A few weeks ago Politico warned of “Obamacare’s November surprise”: Many consumers enrolling in the health care marketplace on Nov. 1, just one week before the election, can expect increased rates.

Given the current disparity in the polls, it’s unlikely that alone could change the outcome of the election. But it is quite possible it will cause a bit of turmoil in the last week of the campaign. It’s beginning to look likely than many shoppers aren’t going to like what they find.

A report from the Kaiser Family Foundation released earlier this month estimated that the average weighted premium increase for the benchmark second lowest cost silver plan will come in at 10 percent. Last year? It was 5 percent.

This is quite possible. As the Obamacare market shakes out and insurers get a better handle on their actual costs, premiums were always bound to go up. But it’s worth pointing out what’s really happening here: insurers lowballed their premiums at first in order to win market share, coming in at rates far below the CBO’s initial estimates. So even if we do see a 10 percent increase in 2017, premiums will still be well under CBO’s initial projections1:

I’m under no illusion that this will change the politics of a premium increase, of course. Someone, somewhere, will have a 30 percent increase, and that’s undoubtedly what Donald Trump will blather on about. Nonetheless, it’s nice to at least be prepared with the truth. And the truth is that even if there’s a sizeable increase next year, premiums will still be about 15 percent less than CBO projected back when Obamacare was first passed.

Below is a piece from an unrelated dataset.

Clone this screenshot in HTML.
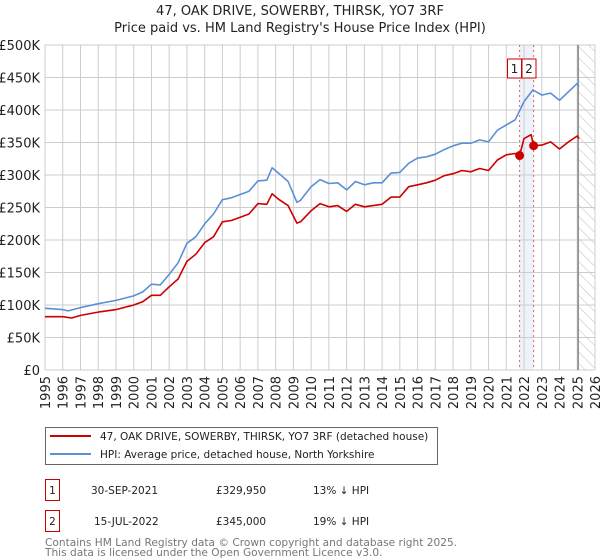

1It was surprisingly hard to collect these numbers. You’d think CBO would have them all collected in one place somewhere, but if they do, I couldn’t find them. If anyone can point me to something better, let me know. In the meantime, here are my sources:

Projections:

2014: https://aspe.hhs.gov/sites/default/files/pdf/76701/ib_premiums_update.pdf, p.6.
2015: Interpolation of 2014 and 2016 numbers.
2016: http://cbo.gov/sites/default/files/cbofiles/ftpdocs/107xx/doc10781/11-30-premiums.pdf, p. 7.
2017: Projection based on CBO projection of 8 percent increases between 2016-18. https://www.cbo.gov/sites/default/files/114th-congress-2015-2016/reports/51130-Health_Insurance_Premiums_OneCol.pdf, p. 12.

Actual:

2014: http://cbo.gov/sites/default/files/cbofiles/attachments/45231-ACA_Estimates.pdf, p. 6.
2015: https://www.cbo.gov/sites/default/files/114th-congress-2015-2016/reports/49892/49892-breakout-AppendixB.pdf, p. 120.
2016: https://www.cbo.gov/sites/default/files/114th-congress-2015-2016/reports/51130-Health_Insurance_Premiums_OneCol.pdf, p. 12.
2017: Estimate based on 10 percent increase from 2016.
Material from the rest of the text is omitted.